From the first line of the data below through the line holding "import numpy as np", output each line exactly and leave the pictures out.
═══
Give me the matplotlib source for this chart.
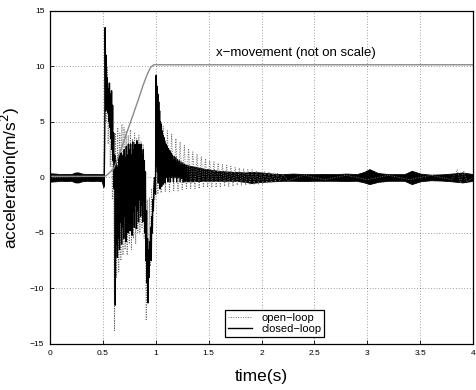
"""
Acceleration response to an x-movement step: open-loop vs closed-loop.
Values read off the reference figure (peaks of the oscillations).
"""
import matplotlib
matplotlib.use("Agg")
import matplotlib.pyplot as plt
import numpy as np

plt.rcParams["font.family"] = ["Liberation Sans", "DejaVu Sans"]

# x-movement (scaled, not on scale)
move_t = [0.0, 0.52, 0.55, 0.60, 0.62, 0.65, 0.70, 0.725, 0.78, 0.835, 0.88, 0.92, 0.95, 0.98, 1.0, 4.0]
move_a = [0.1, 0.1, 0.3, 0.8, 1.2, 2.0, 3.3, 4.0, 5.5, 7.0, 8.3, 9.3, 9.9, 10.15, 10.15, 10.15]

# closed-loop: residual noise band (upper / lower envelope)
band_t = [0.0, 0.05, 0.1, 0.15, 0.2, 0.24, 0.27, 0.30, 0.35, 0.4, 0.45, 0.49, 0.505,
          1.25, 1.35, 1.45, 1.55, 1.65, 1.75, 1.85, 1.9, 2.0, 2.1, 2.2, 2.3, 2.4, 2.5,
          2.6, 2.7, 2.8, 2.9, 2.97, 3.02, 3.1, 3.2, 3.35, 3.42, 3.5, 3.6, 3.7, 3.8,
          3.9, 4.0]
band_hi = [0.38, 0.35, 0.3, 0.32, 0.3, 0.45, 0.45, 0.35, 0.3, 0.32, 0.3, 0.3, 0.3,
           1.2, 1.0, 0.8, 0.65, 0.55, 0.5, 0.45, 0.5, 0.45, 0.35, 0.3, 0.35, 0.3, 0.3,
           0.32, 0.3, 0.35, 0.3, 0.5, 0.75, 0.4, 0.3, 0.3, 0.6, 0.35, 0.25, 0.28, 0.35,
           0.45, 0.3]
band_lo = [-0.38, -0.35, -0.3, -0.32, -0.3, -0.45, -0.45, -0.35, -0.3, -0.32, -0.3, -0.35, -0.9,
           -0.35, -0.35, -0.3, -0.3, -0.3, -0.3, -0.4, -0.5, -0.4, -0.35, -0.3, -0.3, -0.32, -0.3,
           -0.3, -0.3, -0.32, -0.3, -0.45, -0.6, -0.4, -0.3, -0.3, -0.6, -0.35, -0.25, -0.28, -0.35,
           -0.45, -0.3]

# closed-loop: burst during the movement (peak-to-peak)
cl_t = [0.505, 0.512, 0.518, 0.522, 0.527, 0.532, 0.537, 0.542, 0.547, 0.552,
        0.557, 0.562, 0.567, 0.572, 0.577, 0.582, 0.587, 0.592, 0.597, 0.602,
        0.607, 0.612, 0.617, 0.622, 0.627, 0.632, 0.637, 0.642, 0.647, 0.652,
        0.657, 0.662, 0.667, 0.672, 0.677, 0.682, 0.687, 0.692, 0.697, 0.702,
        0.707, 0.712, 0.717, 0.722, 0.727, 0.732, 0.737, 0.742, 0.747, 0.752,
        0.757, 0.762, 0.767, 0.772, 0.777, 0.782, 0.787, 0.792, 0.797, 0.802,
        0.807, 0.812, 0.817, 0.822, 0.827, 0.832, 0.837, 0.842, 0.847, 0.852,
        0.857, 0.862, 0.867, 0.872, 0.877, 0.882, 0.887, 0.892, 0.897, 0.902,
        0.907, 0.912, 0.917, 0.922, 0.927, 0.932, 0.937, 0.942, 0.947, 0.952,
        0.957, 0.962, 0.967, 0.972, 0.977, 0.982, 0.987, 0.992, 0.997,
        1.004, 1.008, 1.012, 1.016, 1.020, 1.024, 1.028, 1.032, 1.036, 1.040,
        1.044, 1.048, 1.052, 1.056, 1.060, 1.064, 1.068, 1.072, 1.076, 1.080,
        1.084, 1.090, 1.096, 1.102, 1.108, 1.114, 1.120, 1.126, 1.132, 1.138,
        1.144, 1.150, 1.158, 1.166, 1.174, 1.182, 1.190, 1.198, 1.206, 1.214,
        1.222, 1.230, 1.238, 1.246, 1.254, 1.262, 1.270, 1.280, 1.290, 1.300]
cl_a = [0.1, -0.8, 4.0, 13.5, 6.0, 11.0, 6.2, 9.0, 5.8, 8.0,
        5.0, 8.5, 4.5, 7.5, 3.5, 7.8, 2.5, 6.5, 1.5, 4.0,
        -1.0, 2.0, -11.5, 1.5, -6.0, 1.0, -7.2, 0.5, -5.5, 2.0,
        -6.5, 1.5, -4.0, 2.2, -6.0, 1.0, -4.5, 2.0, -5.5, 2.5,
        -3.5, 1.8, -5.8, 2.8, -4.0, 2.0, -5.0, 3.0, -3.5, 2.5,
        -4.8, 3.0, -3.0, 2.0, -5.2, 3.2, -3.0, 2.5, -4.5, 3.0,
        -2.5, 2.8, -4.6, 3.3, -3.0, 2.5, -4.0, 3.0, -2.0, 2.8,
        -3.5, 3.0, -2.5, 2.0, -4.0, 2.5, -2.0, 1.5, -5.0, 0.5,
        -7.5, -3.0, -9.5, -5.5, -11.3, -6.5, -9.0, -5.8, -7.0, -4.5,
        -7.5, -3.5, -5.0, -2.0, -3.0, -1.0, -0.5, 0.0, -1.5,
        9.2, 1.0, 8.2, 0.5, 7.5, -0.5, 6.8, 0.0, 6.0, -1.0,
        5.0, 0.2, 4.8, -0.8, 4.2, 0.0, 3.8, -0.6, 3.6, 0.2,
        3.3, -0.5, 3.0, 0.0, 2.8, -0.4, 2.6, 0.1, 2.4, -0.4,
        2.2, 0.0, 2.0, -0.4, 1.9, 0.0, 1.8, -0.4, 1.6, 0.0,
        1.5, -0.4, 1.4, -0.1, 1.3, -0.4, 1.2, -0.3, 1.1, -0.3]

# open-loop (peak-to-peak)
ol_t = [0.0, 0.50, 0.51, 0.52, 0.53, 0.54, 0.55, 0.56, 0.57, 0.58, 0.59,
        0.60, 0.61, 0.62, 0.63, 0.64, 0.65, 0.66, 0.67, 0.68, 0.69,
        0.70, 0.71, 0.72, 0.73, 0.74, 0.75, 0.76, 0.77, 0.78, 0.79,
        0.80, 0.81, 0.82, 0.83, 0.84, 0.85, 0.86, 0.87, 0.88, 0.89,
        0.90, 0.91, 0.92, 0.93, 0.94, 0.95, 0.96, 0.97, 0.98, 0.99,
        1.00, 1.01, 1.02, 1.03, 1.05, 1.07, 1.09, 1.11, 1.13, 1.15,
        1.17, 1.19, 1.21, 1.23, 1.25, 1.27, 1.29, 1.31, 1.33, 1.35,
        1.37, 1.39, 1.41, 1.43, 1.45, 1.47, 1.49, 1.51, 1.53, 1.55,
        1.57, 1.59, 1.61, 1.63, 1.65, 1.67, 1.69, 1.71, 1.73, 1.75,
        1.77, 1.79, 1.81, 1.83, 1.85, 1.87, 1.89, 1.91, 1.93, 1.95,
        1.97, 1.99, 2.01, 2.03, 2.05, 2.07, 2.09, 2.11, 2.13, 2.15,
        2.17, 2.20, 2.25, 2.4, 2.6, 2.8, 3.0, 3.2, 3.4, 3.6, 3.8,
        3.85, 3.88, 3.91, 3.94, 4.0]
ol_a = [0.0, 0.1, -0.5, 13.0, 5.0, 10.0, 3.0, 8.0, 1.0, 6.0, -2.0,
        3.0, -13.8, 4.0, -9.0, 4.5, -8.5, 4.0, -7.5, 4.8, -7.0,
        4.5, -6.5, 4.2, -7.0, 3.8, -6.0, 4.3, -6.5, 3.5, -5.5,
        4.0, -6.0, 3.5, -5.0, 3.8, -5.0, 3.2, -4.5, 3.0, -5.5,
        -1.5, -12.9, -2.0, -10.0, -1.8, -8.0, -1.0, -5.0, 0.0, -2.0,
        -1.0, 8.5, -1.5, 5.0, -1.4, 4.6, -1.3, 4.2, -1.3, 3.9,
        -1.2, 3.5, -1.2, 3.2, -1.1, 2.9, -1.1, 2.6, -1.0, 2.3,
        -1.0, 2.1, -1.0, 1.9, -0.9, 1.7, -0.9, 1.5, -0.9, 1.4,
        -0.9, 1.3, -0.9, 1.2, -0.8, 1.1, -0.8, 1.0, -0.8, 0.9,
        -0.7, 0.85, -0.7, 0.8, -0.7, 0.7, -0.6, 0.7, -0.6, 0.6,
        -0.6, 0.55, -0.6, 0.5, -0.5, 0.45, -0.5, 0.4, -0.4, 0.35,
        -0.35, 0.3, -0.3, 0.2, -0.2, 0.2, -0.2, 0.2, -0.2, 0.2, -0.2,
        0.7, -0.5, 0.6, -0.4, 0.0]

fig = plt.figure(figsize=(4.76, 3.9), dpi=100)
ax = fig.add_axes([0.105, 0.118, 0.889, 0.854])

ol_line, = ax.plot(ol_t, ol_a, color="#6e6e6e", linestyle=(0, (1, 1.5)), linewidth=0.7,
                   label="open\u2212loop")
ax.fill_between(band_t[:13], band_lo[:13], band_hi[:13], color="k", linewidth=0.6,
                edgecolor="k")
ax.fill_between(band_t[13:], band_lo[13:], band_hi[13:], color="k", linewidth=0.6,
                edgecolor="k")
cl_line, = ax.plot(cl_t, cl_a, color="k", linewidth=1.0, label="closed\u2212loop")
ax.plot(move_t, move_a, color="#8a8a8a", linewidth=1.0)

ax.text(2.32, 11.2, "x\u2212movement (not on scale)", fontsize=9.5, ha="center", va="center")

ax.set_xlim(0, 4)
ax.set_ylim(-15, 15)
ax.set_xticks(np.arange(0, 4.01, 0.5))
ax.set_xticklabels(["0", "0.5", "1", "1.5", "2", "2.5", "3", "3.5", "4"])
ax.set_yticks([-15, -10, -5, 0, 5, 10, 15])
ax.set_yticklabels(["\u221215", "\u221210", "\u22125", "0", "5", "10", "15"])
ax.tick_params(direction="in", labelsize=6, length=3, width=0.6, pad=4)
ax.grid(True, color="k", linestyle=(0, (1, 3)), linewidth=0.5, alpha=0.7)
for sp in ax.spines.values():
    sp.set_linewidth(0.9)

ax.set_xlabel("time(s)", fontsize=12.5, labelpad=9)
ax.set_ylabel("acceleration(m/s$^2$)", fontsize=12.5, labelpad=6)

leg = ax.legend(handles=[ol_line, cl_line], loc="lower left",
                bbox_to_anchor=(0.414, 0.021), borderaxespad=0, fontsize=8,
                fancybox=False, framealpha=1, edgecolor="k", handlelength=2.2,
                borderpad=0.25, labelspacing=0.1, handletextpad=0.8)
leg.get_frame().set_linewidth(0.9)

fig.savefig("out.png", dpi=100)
═══
→ Problem solution:
Give me the matplotlib source for this chart.
"""
Acceleration response to an x-movement step: open-loop vs closed-loop.
Values read off the reference figure (peaks of the oscillations).
"""
import matplotlib
matplotlib.use("Agg")
import matplotlib.pyplot as plt
import numpy as np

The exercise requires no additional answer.